Encode Tables
transtab is able to take pd.DataFrame as inputs and outputs the encoded sample-level embeddings. The full code is available at Notebook Example.
import transtab
# load a dataset and start vanilla supervised training
allset, trainset, valset, testset, cat_cols, num_cols, bin_cols \
= transtab.load_data('credit-g')
# build transtab classifier model
model, collate_fn = transtab.build_contrastive_learner(cat_cols, num_cols, bin_cols)
# start training
training_arguments = {
'num_epoch':50,
'batch_size':64,
'lr':1e-4,
'eval_metric':'val_loss',
'eval_less_is_better':True,
'output_dir':'./checkpoint'
}
transtab.train(model, trainset, valset, collate_fn=collate_fn, **training_arguments)
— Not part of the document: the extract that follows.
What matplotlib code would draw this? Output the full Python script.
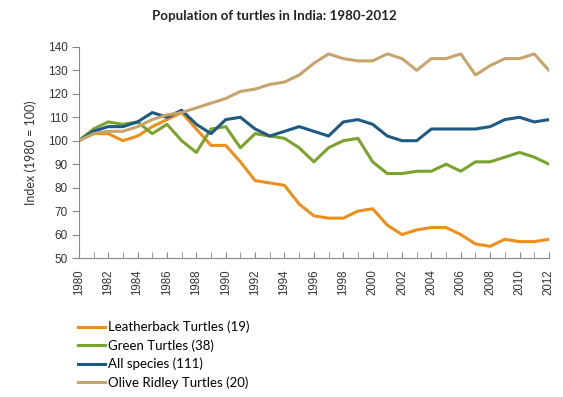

Now we have obtained the pretrained model saved in ‘./checkpoint’, we can load the model from this path and use it to encode tables.
# load the pretrained model
enc = transtab.build_encoder(
binary_columns=bin_cols,
checkpoint = './checkpoint'
)
Then we can take the whole pretrained model and output the cls token embedding at the last layer’s outputs
# encode tables to sample-level embeddings
df = trainset[0]
output = enc(df)